After a succession of “implausible scenes” in parliament and No 10, “who will be Liz Truss’s successor? That’s the really big question. Because Brexit, and its chief architect Boris Johnson, have drained the Conservative party of all substance and competence.”
Le Monde
also saw the decision to leave the EU as the ultimate origin of the UK’s current crisis. “Since the referendum, British governments have demonstrated, with ever greater talent, that Brexit only takes the UK further away from the promised land of recovered sovereignty and untrammelled freedom,” wrote Sylvain Kahn.
“‘Take back control!’, they all said. But the British are a very long way from doing that. No other EU member is in such a state … Since Brexit, Britain’s Conservative leaders have worked tirelessly to prove that EU membership was very far from the problem.”
Annette Dittert, the London correspondent for the German public broadcaster
ARD, was another who trained her sights unerringly on the decision to leave. Truss was “now the third Conservative leader, after Theresa May and Boris Johnson, to fail to deliver on Brexit promises”, she noted.

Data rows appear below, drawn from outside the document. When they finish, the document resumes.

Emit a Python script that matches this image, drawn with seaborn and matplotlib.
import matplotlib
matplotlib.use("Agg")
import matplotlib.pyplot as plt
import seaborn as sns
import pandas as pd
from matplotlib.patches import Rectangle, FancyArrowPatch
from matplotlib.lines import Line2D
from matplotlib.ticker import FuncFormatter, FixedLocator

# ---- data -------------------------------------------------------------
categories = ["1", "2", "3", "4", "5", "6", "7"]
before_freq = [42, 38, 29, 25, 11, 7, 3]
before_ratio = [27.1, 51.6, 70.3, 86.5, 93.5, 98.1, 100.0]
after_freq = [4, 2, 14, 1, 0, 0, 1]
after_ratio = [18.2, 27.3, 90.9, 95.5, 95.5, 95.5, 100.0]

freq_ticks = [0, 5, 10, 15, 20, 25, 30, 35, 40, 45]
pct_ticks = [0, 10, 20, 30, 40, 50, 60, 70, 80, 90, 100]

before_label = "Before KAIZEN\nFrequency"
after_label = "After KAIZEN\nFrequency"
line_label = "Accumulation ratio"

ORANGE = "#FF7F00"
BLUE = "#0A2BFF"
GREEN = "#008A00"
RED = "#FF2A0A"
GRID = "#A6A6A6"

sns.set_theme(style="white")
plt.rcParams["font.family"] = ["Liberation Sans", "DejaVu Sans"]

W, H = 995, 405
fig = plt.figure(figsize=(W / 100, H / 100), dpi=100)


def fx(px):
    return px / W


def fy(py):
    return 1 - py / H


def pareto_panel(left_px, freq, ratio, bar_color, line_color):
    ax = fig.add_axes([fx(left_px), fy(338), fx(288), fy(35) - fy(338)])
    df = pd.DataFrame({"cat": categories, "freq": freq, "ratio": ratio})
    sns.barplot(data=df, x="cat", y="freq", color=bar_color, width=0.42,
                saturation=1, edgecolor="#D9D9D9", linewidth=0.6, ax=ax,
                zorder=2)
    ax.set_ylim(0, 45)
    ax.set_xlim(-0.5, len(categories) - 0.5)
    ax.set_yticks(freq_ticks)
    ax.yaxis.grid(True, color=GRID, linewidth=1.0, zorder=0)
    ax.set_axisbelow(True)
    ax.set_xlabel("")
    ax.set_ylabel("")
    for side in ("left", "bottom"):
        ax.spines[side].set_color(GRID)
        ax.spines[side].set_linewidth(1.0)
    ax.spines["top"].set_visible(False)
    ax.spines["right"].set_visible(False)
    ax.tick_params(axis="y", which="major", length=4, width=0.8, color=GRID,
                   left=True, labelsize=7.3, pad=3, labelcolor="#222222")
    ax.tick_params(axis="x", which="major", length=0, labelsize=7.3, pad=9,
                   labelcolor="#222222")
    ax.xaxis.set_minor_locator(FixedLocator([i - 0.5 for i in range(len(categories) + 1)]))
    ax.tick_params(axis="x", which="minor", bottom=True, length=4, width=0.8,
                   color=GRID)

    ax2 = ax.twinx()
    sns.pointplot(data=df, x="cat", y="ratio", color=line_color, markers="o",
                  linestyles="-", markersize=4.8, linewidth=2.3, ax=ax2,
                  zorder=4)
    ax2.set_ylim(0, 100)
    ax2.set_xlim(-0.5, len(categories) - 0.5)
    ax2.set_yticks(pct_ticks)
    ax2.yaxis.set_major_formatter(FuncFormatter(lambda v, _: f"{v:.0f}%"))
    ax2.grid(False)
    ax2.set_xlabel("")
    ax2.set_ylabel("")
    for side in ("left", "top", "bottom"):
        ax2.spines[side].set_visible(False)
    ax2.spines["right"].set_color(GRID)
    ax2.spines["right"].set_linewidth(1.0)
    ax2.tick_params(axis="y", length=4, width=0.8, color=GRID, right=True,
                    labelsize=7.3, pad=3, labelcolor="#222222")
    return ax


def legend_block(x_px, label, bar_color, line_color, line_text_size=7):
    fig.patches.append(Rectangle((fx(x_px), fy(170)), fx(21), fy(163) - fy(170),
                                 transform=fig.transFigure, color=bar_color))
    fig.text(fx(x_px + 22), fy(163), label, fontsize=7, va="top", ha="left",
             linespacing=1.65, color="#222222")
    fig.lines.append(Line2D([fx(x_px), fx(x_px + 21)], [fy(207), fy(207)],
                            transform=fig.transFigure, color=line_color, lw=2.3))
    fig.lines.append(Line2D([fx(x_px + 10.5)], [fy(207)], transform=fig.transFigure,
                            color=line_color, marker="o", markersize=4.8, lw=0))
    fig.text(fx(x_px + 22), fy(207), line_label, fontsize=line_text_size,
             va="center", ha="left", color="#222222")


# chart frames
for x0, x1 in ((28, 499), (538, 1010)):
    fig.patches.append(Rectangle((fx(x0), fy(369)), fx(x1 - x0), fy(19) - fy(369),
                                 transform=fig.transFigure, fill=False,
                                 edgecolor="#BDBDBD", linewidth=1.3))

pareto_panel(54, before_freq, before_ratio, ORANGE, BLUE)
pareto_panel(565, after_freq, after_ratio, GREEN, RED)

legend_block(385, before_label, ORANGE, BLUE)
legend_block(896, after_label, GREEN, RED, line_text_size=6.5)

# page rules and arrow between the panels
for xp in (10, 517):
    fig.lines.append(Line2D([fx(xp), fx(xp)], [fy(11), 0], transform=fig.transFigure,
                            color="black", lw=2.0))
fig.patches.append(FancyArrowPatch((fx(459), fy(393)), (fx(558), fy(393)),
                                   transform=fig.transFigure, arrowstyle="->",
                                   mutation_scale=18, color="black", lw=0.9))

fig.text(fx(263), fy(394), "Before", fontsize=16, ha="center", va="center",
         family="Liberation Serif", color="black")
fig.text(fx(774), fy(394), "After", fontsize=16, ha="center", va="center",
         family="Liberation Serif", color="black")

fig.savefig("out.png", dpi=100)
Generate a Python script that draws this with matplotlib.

When they look, future historians would find the roots of British politics’ “current insanity” in 2016, Dittert said. “Firstly, because Brexit has damaged the UK economy so lastingly that any extra market uncertainty leads to far greater turbulence than ever before.
“Secondly, because Brexit and the inherent magical thinking of a sovereign UK that can go its own way in the globalised 21st-century world, detached from international developments, marked the beginning of the end of rational thinking on the island.”